Though all four party leaders involved in the coalition talks opposed the law, that’s not the case for all members of the center-right VVD — most notably in the senate, where members of the party bucked their leader and voted in its favor.
“My heavens,” was Wilders’ immediate reaction on X.
What’s the fallout so far?
Paradoxically, a recent poll suggests that the man benefiting the most from the post-election delay is Wilders himself.
The poll, conducted in January by Peil.nl, showed that if an election were held today, the PVV would win 49 seats — up from the 37 it won in November.

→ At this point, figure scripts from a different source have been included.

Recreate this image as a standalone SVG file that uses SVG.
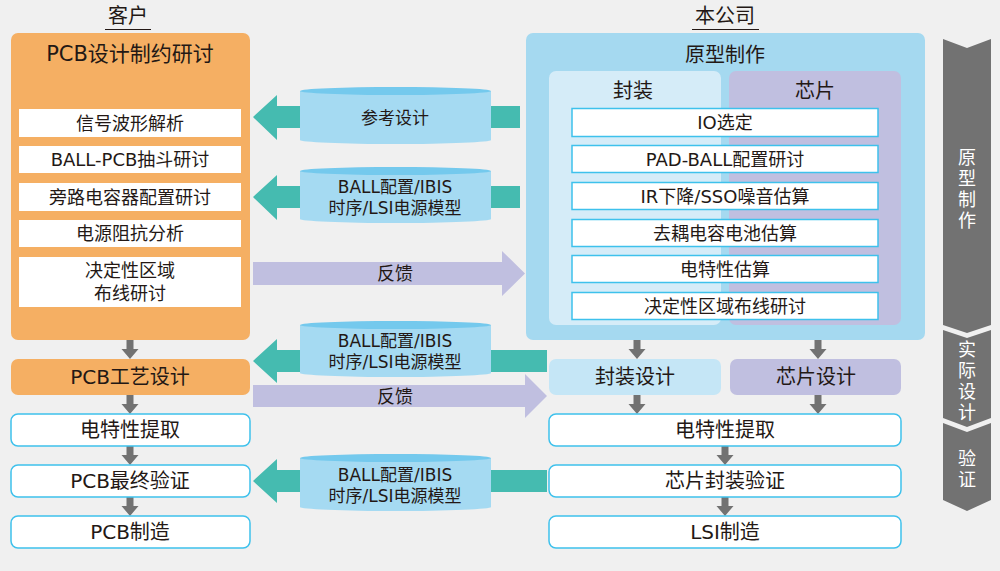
<svg xmlns="http://www.w3.org/2000/svg" width="1000" height="571" viewBox="0 0 1000 571">
<style>
text{font-family:"DejaVu Sans","Noto Sans CJK SC",sans-serif;fill:#231815;text-anchor:middle;dominant-baseline:central}
.t21{font-size:21px}
.t20{font-size:20px}
.t19{font-size:20px}
.t17{font-size:18px}
.t16{font-size:17px}
.wt{fill:#ffffff;font-size:18px;font-family:"Noto Sans CJK SC",sans-serif;writing-mode:vertical-rl;letter-spacing:3px}
.item{fill:#ffffff}
.ritem{fill:#ffffff;stroke:#3ec1ec;stroke-width:1.5}
.wbox{fill:#ffffff;stroke:#3ec1ec;stroke-width:1.5}
.orange{fill:#f5af63}
.teal{fill:#45bbb0}
.purple{fill:#c0bfe0}
.cylbody{fill:#a5daf2}
.cyltop{fill:#74c9ed}
.gray{fill:#727272}
.chev{fill:#727272}
</style>
<rect x="0" y="0" width="1000" height="571" fill="#f0f0f0"/>

<g id="headers">
<text class="t20" x="128" y="16">客户</text>
<line x1="105" y1="29.5" x2="151" y2="29.5" stroke="#231815" stroke-width="1.2"/>
<text class="t20" x="725" y="16">本公司</text>
<line x1="692" y1="29.5" x2="759" y2="29.5" stroke="#231815" stroke-width="1.2"/>
</g>

<g id="connectors">
<polygon class="teal" points="253,117 277,95 277,106 520,106 520,128 277,128 277,140"/>
<polygon class="teal" points="253,197 277,175 277,186 520,186 520,208 277,208 277,220"/>
<polygon class="teal" points="253,361 277,339 277,350 547,350 547,372 277,372 277,383"/>
<polygon class="teal" points="253,481 277,459 277,470 547,470 547,492 277,492 277,503"/>
<polygon class="purple" points="253,262 502,262 502,251 525,273.5 502,296 502,285 253,285"/>
<polygon class="purple" points="253,385 525,385 525,374 547,396 525,418 525,407 253,407"/>
<polygon class="gray" points="126.5,340 133.5,340 133.5,349 138.5,349 130,359 121.5,349 126.5,349"/>
<polygon class="gray" points="126.5,395 133.5,395 133.5,404 138.5,404 130,414 121.5,404 126.5,404"/>
<polygon class="gray" points="126.5,446 133.5,446 133.5,455 138.5,455 130,465 121.5,455 126.5,455"/>
<polygon class="gray" points="126.5,497 133.5,497 133.5,506 138.5,506 130,516 121.5,506 126.5,506"/>
<polygon class="gray" points="633.5,331 640.5,331 640.5,349 645.5,349 637,359 628.5,349 633.5,349"/>
<polygon class="gray" points="814.5,331 821.5,331 821.5,349 826.5,349 818,359 809.5,349 814.5,349"/>
<polygon class="gray" points="633.5,395 640.5,395 640.5,404 645.5,404 637,414 628.5,404 633.5,404"/>
<polygon class="gray" points="814.5,395 821.5,395 821.5,404 826.5,404 818,414 809.5,404 814.5,404"/>
<polygon class="gray" points="721.5,446 728.5,446 728.5,455 733.5,455 725,465 716.5,455 721.5,455"/>
<polygon class="gray" points="721.5,497 728.5,497 728.5,506 733.5,506 725,516 716.5,506 721.5,506"/>
<text class="t17" x="395" y="273.5">反馈</text>
<text class="t17" x="395" y="396">反馈</text>
</g>

<g id="cyl1">
<path class="cylbody" d="M300,91 L300,140 A95.5,4 0 0 0 491,140 L491,91 Z"/>
<ellipse class="cyltop" cx="395.5" cy="91" rx="95.5" ry="4"/>
<text class="t16" x="395" y="118">参考设计</text>
</g>
<g id="cyl2">
<path class="cylbody" d="M300,171 L300,219 A95.5,4 0 0 0 491,219 L491,171 Z"/>
<ellipse class="cyltop" cx="395.5" cy="171" rx="95.5" ry="4"/>
<text class="t16" x="395" y="187">BALL配置/IBIS</text>
<text class="t16" x="395" y="208">时序/LSI电源模型</text>
</g>
<g id="cyl3">
<path class="cylbody" d="M300,325 L300,373 A95.5,4 0 0 0 491,373 L491,325 Z"/>
<ellipse class="cyltop" cx="395.5" cy="325" rx="95.5" ry="4"/>
<text class="t16" x="395" y="341">BALL配置/IBIS</text>
<text class="t16" x="395" y="362">时序/LSI电源模型</text>
</g>
<g id="cyl4">
<path class="cylbody" d="M300,458 L300,507 A95.5,4 0 0 0 491,507 L491,458 Z"/>
<ellipse class="cyltop" cx="395.5" cy="458" rx="95.5" ry="4"/>
<text class="t16" x="395" y="475">BALL配置/IBIS</text>
<text class="t16" x="395" y="496">时序/LSI电源模型</text>
</g>

<g id="pcb-constraint">
<rect class="orange" x="11" y="33" width="239" height="307" rx="7"/>
<text class="t21" x="130" y="54">PCB设计制约研讨</text>
<rect class="item" x="19" y="109" width="222" height="28"/>
<text class="t17" x="130" y="123">信号波形解析</text>
<rect class="item" x="19" y="146" width="222" height="27"/>
<text class="t17" x="130" y="159.5">BALL-PCB抽斗研讨</text>
<rect class="item" x="19" y="183" width="222" height="28"/>
<text class="t17" x="130" y="197">旁路电容器配置研讨</text>
<rect class="item" x="19" y="220" width="222" height="27"/>
<text class="t17" x="130" y="233.5">电源阻抗分析</text>
<rect class="item" x="19" y="257" width="222" height="50"/>
<text class="t17" x="130" y="270">决定性区域</text>
<text class="t17" x="130" y="293">布线研讨</text>
</g>

<g id="prototype">
<rect x="526" y="33" width="399" height="307" rx="7" fill="#a5d9f0"/>
<text class="t20" x="725" y="55">原型制作</text>
<rect x="549" y="71" width="172" height="254" rx="7" fill="#d5ecf8"/>
<rect x="729" y="71" width="172" height="254" rx="7" fill="#c0bfe0"/>
<text class="t20" x="633" y="91">封装</text>
<text class="t20" x="815" y="91">芯片</text>
<rect class="ritem" x="572" y="108.5" width="306" height="28"/>
<text class="t17" x="725" y="122.5">IO选定</text>
<rect class="ritem" x="572" y="145.5" width="306" height="27"/>
<text class="t17" x="725" y="159">PAD-BALL配置研讨</text>
<rect class="ritem" x="572" y="182.5" width="306" height="27"/>
<text class="t17" x="725" y="196">IR下降/SSO噪音估算</text>
<rect class="ritem" x="572" y="219.5" width="306" height="27"/>
<text class="t17" x="725" y="233">去耦电容电池估算</text>
<rect class="ritem" x="572" y="255.5" width="306" height="27"/>
<text class="t17" x="725" y="269">电特性估算</text>
<rect class="ritem" x="572" y="292.5" width="306" height="27"/>
<text class="t17" x="725" y="306">决定性区域布线研讨</text>
</g>

<g id="pcb-process">
<rect class="orange" x="11" y="359" width="239" height="36" rx="7"/>
<text class="t19" x="130" y="377">PCB工艺设计</text>
</g>
<g id="pcb-extract">
<rect class="wbox" x="11" y="414" width="239" height="32" rx="7"/>
<text class="t19" x="130" y="430">电特性提取</text>
</g>
<g id="pcb-verify">
<rect class="wbox" x="11" y="465" width="239" height="32" rx="7"/>
<text class="t19" x="130" y="481">PCB最终验证</text>
</g>
<g id="pcb-make">
<rect class="wbox" x="11" y="516" width="239" height="32" rx="7"/>
<text class="t19" x="130" y="532">PCB制造</text>
</g>

<g id="pkg-design">
<rect x="549" y="359" width="172" height="36" rx="7" fill="#c5e6f6"/>
<text class="t19" x="635" y="377">封装设计</text>
</g>
<g id="chip-design">
<rect x="730" y="359" width="171" height="36" rx="7" fill="#c0bfe0"/>
<text class="t19" x="816" y="377">芯片设计</text>
</g>
<g id="lsi-extract">
<rect class="wbox" x="549" y="414" width="352" height="32" rx="7"/>
<text class="t19" x="725" y="430">电特性提取</text>
</g>
<g id="pkg-verify">
<rect class="wbox" x="549" y="465" width="352" height="32" rx="7"/>
<text class="t19" x="725" y="481">芯片封装验证</text>
</g>
<g id="lsi-make">
<rect class="wbox" x="549" y="516" width="352" height="32" rx="7"/>
<text class="t19" x="725" y="532">LSI制造</text>
</g>

<g id="phases">
<polygon class="chev" points="943,39 967,48 991,39 991,325 967,333 943,325"/>
<polygon class="chev" points="943,330 967,338 991,330 991,418 967,427 943,418"/>
<polygon class="chev" points="943,423 967,432 991,423 991,500 967,511 943,500"/>
<text class="wt" x="967" y="190">原型制作</text>
<text class="wt" x="967" y="382">实际设计</text>
<text class="wt" x="967" y="470">验证</text>
</g>
</svg>
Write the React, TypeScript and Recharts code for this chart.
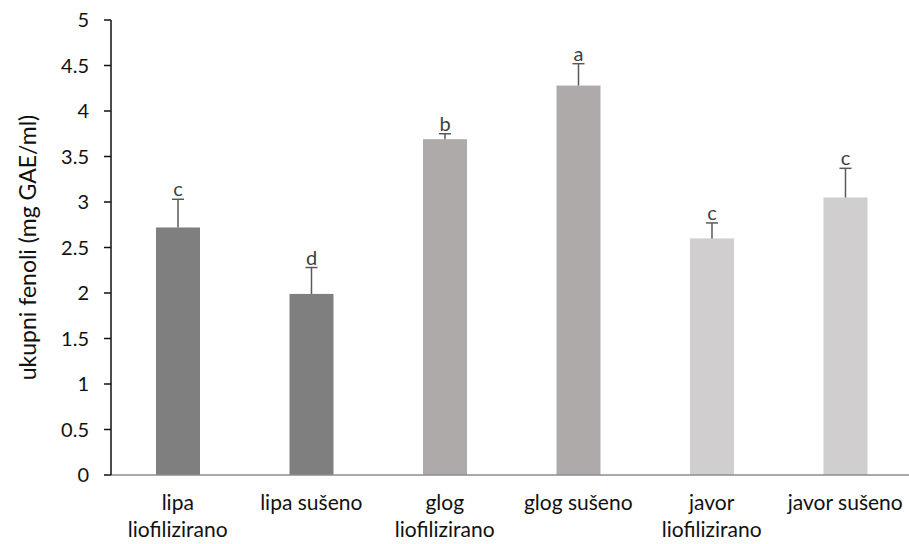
import { Bar, BarChart, Cell, XAxis, YAxis } from 'recharts'

const categories = [
  'lipa liofilizirano',
  'lipa sušeno',
  'glog liofilizirano',
  'glog sušeno',
  'javor liofilizirano',
  'javor sušeno',
]
const tickLines = [
  ['lipa', 'liofilizirano'],
  ['lipa sušeno'],
  ['glog', 'liofilizirano'],
  ['glog sušeno'],
  ['javor', 'liofilizirano'],
  ['javor sušeno'],
]
const means = [2.72, 1.99, 3.69, 4.28, 2.6, 3.05]
const errors = [0.31, 0.29, 0.06, 0.24, 0.17, 0.32]
const letters = ['c', 'd', 'b', 'a', 'c', 'c']
const barColours = ['#7f7f7f', '#7f7f7f', '#aeaaaa', '#aeaaaa', '#d0cece', '#d0cece']
const yTicks = [0, 0.5, 1, 1.5, 2, 2.5, 3, 3.5, 4, 4.5, 5]

const FONT = 'Lato, "Open Sans", sans-serif'
const TEXT_COLOUR = '#111'
const ERR_COLOUR = '#595959'

const data = categories.map((name, i) => ({
  name,
  value: means[i],
  err: errors[i],
  letter: letters[i],
}))

function BarWithError(props: any) {
  const { x, y, width, height, fill, payload } = props
  const perUnit = height / payload.value
  const cx = x + width / 2
  const top = y - payload.err * perUnit
  return (
    <g>
      <rect x={x} y={y} width={width} height={height} fill={fill} />
      <line x1={cx} x2={cx} y1={y} y2={top} stroke={ERR_COLOUR} strokeWidth={1.5} />
      <line x1={cx - 6} x2={cx + 6} y1={top} y2={top} stroke={ERR_COLOUR} strokeWidth={1.5} />
      <text x={cx} y={top - 3} textAnchor="middle" fontSize={20} fontFamily={FONT} fill="#404040">
        {payload.letter}
      </text>
    </g>
  )
}

function CategoryTick(props: any) {
  const { x, y, index } = props
  const lines = tickLines[index] || []
  return (
    <text x={x} y={y} textAnchor="middle" fontSize={21} fontFamily={FONT} fill={TEXT_COLOUR}>
      {lines.map((line, i) => (
        <tspan key={line} x={x} dy={i === 0 ? 33 : 27}>
          {line}
        </tspan>
      ))}
    </text>
  )
}

export default function App() {
  return (
    <div style={{ position: 'absolute', left: 0, top: 0, width: 909, height: 544, overflow: 'hidden', background: '#fff' }}>
      <BarChart
        width={912}
        height={544}
        data={data}
        margin={{ top: 20, right: 0, bottom: 0, left: 0 }}
        barCategoryGap="33.7%"
      >
        <XAxis
          dataKey="name"
          height={69}
          interval={0}
          tickLine={false}
          tickSize={0}
          axisLine={{ stroke: '#8c8c8c', strokeWidth: 1.5 }}
          tick={<CategoryTick />}
        />
        <YAxis
          width={111}
          domain={[0, 5]}
          ticks={yTicks}
          interval={0}
          tickSize={7}
          tickMargin={15}
          axisLine={{ stroke: '#111', strokeWidth: 1.5 }}
          tickLine={{ stroke: '#111', strokeWidth: 1.5 }}
          tick={{ fill: TEXT_COLOUR, fontSize: 20, fontFamily: FONT }}
          label={{
            value: 'ukupni fenoli (mg GAE/ml)',
            angle: -90,
            position: 'center',
            dx: -28,
            fill: TEXT_COLOUR,
            fontSize: 23,
            fontFamily: FONT,
          }}
        />
        <Bar dataKey="value" shape={<BarWithError />} isAnimationActive={false}>
          {data.map((d, i) => (
            <Cell key={d.name} fill={barColours[i]} />
          ))}
        </Bar>
      </BarChart>
    </div>
  )
}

In an accompanying note, pollster Maurice de Hond called the result “historic.” The survey also showed some 71 percent of respondents backing a coalition between the four parties involved in talks.
Sjoerd van Heck, an analyst at Ipsos I&O, another major pollster, attributed the surge of support for the PVV to the bandwagon effect. “They are seen as winners, and people want to be part of that,” he said.
He added the polls will put pressure on the VVD to work with the PVV. “The sentiment is: Wilders won, so Wilders should be allowed to rule.”
What’s the opposition doing?
Licking their wounds, mostly. And demanding answers (while getting none).
A group of progressive left-wing parties, led by the Labor/Green Left alliance’s Frans Timmermans, have demanded an update from Plasterk on how the potential coalition partners plan to uphold the constitution.
And in a recent interview on Dutch television, Rob Jetten — leader of progressive-liberal D66 — called on coalition talk participants to stop dithering.
“It’s time to show your colors. Just be clear and say: We’re doing it, or we’re not,” he told WNL op Zondag.
So, are they doing it?
For now, the four parties involved have maintained a pledge of silence. But the scuffle over the migrants law shows that forming a coalition might be not be so easy for Wilders, a longtime anti-establishment critic.
“Kicking against policy is a whole different ball game than actually finding solutions,” said Bernard Steunenberg, a professor of public administration at Leiden University.
Protracted negotiations are nothing new, Steunenberg added — but heated concerns about the Dutch constitution and rule of law are unprecedented in modern history. “In 40 years of monitoring politics, I’ve never seen this,” he said.
Plasterk, the informateur, has described the atmosphere as constructive and said there had been progress. “Problems are there to be solved,” he said.
In a sign of how Dutch politics increasingly resembles a plot from House of Cards, media speculation is rife with rumors that Plasterk himself could come out of the coalition talks as the new prime minister. He has promised to give parliament an update in early February.
Until then, Dutch voters will be keeping a close eye on Wilders’ social media accounts.